De Keniaanse Zahra werd wees toen ze zes jaar was. Ze ging toen bij haar tante wonen. Op een dag kwam er een man langs die aanbood haar mee te nemen naar een plek waar ze gratis onderwijs, eten en onderdak zou krijgen. Haar tante wilde graag dat Zahra bij haar bleef wonen, maar omdat ze heel arm was, had ze het gevoel geen keus te hebben. De man bleek een mensenhandelaar te zijn. Hij bracht Zahra naar het nabijgelegen weeshuis.
Slechte omstandigheden
Zahra: “Ik heb daar een hele slechte tijd gehad. Er was vaak niet genoeg te eten en er waren weinig verzorgers. Er kwamen veel Westerse vrijwilligers die graag iets goeds wilden doen. Soms kon ik niet naar school omdat er vrijwilligers op bezoek kwamen. Wij moesten de vrijwilligers een leuke tijd geven. Ik mocht hen niet vertellen dat we een slecht leven hadden. De vrijwilligers brachten veel geld en spullen mee, maar dat kregen wij niet. Het kwam bij de eigenaar terecht. Ik woonde in een kindertehuis omdat ze geld aan mij wilden verdienen.”

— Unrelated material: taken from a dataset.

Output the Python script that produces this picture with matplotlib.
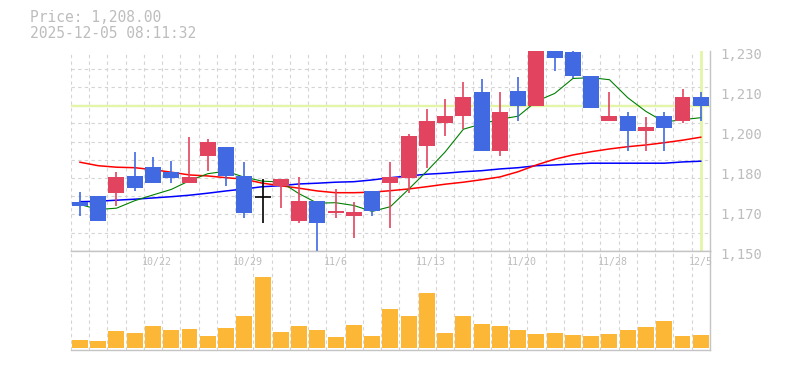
import matplotlib
matplotlib.use('Agg')
import matplotlib.pyplot as plt
from matplotlib.transforms import ScaledTranslation, blended_transform_factory
import numpy as np

# ---------------- data ----------------
dates = ['10/16', '10/17', '10/20', '10/21', '10/22', '10/23', '10/24',
         '10/27', '10/28', '10/29', '10/30', '10/31', '11/4', '11/5',
         '11/6', '11/7', '11/10', '11/11', '11/12', '11/13', '11/14',
         '11/17', '11/18', '11/19', '11/20', '11/21', '11/25', '11/26',
         '11/27', '11/28', '12/1', '12/2', '12/3', '12/4', '12/5']
opens = [1169.5, 1172, 1173, 1180, 1183.5, 1181.5, 1177, 1188, 1191.5, 1180,
         1171.5, 1176, 1162, 1170, 1165, 1164, 1174, 1177, 1179, 1192,
         1201, 1204, 1213.5, 1190, 1214, 1208, 1236, 1229.5, 1220, 1202,
         1204, 1198, 1204, 1202, 1211.5]
highs = [1173.5, 1172, 1181.5, 1189.5, 1187.5, 1186, 1195.5, 1194.5, 1191.5, 1185.5,
         1178.5, 1178.5, 1179.5, 1170, 1174.5, 1169.5, 1174, 1185.5, 1196.5, 1206.5,
         1210.5, 1217.5, 1218.5, 1213.5, 1219.5, 1238, 1240, 1231, 1220, 1213.5,
         1205.5, 1203.5, 1205.5, 1214.5, 1213.5]
lows = [1164, 1162, 1168, 1174, 1177, 1177, 1177, 1182, 1176, 1163,
        1161, 1167, 1161, 1149, 1163, 1155, 1164, 1159, 1173, 1183,
        1196, 1198.5, 1190, 1188, 1202, 1208, 1222, 1219, 1207, 1202,
        1190, 1190, 1190, 1201, 1202]
closes = [1168, 1162, 1179.5, 1175, 1177, 1179, 1179.5, 1193.5, 1180, 1165,
          1171.5, 1178.5, 1170, 1161, 1166, 1165.5, 1166, 1179.5, 1196, 1202,
          1204, 1211.5, 1190, 1205.5, 1208, 1234, 1227, 1220, 1207, 1204,
          1198, 1199.5, 1199, 1211.5, 1208]
volume = [8000, 7000, 17000, 15000, 22000, 18000, 19000, 12000, 20000, 32000,
          71000, 16000, 22000, 18000, 11000, 23000, 12000, 39000, 32000, 55000,
          15000, 32000, 24000, 22000, 18000, 14000, 15000, 13000, 12000, 14000,
          18000, 21000, 27000, 12000, 13000]
ma_short = [1168.5, 1166.5, 1167.0, 1170.0, 1172.3, 1174.5, 1178.0, 1180.8, 1181.8, 1179.4,
            1177.8, 1177.5, 1172.8, 1169.0, 1169.2, 1168.1, 1165.7, 1167.6, 1174.6, 1181.8,
            1189.5, 1198.6, 1200.7, 1202.6, 1203.8, 1209.8, 1212.9, 1218.9, 1219.2, 1218.4,
            1211.2, 1205.7, 1201.5, 1202.4, 1203.2]
ma_mid = [1185.4, 1184.0, 1183.4, 1183.2, 1182.4, 1181.4, 1180.3, 1179.9, 1179.2, 1178.6,
          1177.0, 1176.0, 1175.0, 1173.9, 1173.2, 1173.2, 1173.4, 1174.0, 1174.7, 1175.6,
          1176.6, 1177.4, 1178.4, 1179.5, 1181.6, 1184.3, 1186.6, 1188.3, 1189.6, 1190.7,
          1191.6, 1192.3, 1193.2, 1194.2, 1195.4]
ma_long = [1169.6, 1169.8, 1170.2, 1170.6, 1171.1, 1171.6, 1172.2, 1173.0, 1173.9, 1174.7,
           1175.6, 1176.0, 1176.7, 1177.0, 1177.4, 1177.6, 1178.3, 1179.2, 1179.9, 1180.6,
           1181.0, 1181.6, 1182.0, 1182.7, 1183.2, 1184.0, 1184.3, 1184.7, 1185.0, 1185.0,
           1185.0, 1185.0, 1185.0, 1185.5, 1185.8]
last_price = 1208.0
price_text = 'Price: 1,208.00'
timestamp = '2025-12-05 08:11:32'
ytick_values = [1150, 1166, 1182, 1198, 1214, 1230]
ytick_labels = ['1,150', '1,170', '1,180', '1,200', '1,210', '1,230']
xlabel_dates = ['10/22', '10/29', '11/6', '11/13', '11/20', '11/28', '12/5']

# ---------------- style ----------------
UP = '#e2445f'
DOWN = '#4169e1'
VOLC = '#fcb736'
GRID = '#d4d4d4'
SPINE = '#c4c4c4'
TXT = '#bdbdbd'
HL = '#e3f5a6'
FONT = 'DejaVu Sans Mono'

W, H = 785, 370
fig = plt.figure(figsize=(W / 100, H / 100), dpi=100)
fig.patch.set_facecolor('white')


def rect(l, t, r, b):
    return [l / W, 1 - b / H, (r - l) / W, (b - t) / H]


ax = fig.add_axes(rect(70.8, 50.7, 709.9, 250.7))
axv = fig.add_axes(rect(70.8, 250.7, 709.9, 350))

n = len(dates)
x = np.arange(n)
bw = 0.875

for a in (ax, axv):
    a.set_xlim(-0.5, n - 0.5)
    a.set_xticks(np.arange(n + 1) - 0.5)
    a.tick_params(axis='x', length=0, labelbottom=False)
    a.xaxis.grid(True, color=GRID, linestyle=(0, (3, 3)), linewidth=0.8)
    a.set_axisbelow(True)
    for s in ('left', 'top'):
        a.spines[s].set_visible(False)
    for s in ('right', 'bottom'):
        a.spines[s].set_color(SPINE)
        a.spines[s].set_linewidth(1.0)

# price panel
ax.set_ylim(1150, 1230)
ax.set_yticks(np.linspace(1150, 1230, 12), minor=True)
ax.yaxis.grid(True, which='minor', color=GRID, linestyle=(0, (3, 3)), linewidth=0.8)
ax.yaxis.tick_right()
ax.set_yticks(ytick_values)
ax.set_yticklabels(ytick_labels)
ax.tick_params(axis='y', which='both', length=0, pad=7.7, labelsize=10,
               labelcolor=TXT)
off = ScaledTranslation(0, -2.6 / 100, fig.dpi_scale_trans)
for lab in ax.get_yticklabels():
    lab.set_fontfamily(FONT)
    lab.set_transform(lab.get_transform() + off)

ax.axhline(last_price, color=HL, linewidth=1.7, zorder=1.5)
ax.axvline(x[-1], color=HL, linewidth=2.0, zorder=1.5)

ax.plot(x, ma_long, color='#0000ff', linewidth=1.1, zorder=2)
ax.plot(x, ma_mid, color='#ff0000', linewidth=1.1, zorder=2)
ax.plot(x, ma_short, color='#008000', linewidth=0.8, zorder=2)

for i in range(n):
    o, h, l, c = opens[i], highs[i], lows[i], closes[i]
    if c > o:
        col = UP
    elif c < o:
        col = DOWN
    else:
        col = 'black'
    ax.vlines(x[i], l, h, color=col, linewidth=1.2, zorder=3)
    if c == o:
        ax.hlines(c, x[i] - bw / 2, x[i] + bw / 2, color=col, linewidth=1.2, zorder=3)
    else:
        ax.bar(x[i], abs(c - o), bottom=min(o, c), width=bw, color=col,
               linewidth=0, zorder=4)

# volume panel
axv.bar(x, volume, width=bw, color=VOLC, linewidth=0, zorder=3)
axv.set_ylim(-2300, 97000)
axv.set_yticks([])
axv.spines['top'].set_visible(True)
axv.spines['top'].set_color(SPINE)
axv.spines['top'].set_linewidth(1.0)

tr = blended_transform_factory(axv.transData, axv.transAxes) + \
    ScaledTranslation(-11.5 / 100, 0, fig.dpi_scale_trans)
for d in xlabel_dates:
    i = dates.index(d)
    axv.text(x[i], (350 - 261.7) / 99.3, d, transform=tr, ha='left', va='center',
             fontsize=7.2, color=TXT, family=FONT)

# header
fig.text(30 / W, 1 - 18 / H, price_text, ha='left', va='center', fontsize=10.5,
         color=TXT, family=FONT)
fig.text(30 / W, 1 - 33 / H, timestamp, ha='left', va='center', fontsize=10.5,
         color=TXT, family=FONT)

fig.savefig('out.png', dpi=100, facecolor='white')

Effecten van wisselende vrijwilligers
De vrijwilligers bedoelden het goed, maar hadden geen idee dat hun aanwezigheid niet goed voor ons was: “Ik voelde me een dierentuin-dier met alle verschillende verzorgers. En als de vrijwilligers vertrokken, voelde ik me gebroken.”
Zahra helpt nu kinderen die in kindertehuizen wonen terug te begeleiden naar hun familie: “De families krijgen hulp om zelf voor hun kinderen te zorgen. Want familie is de beste plek voor een kind.”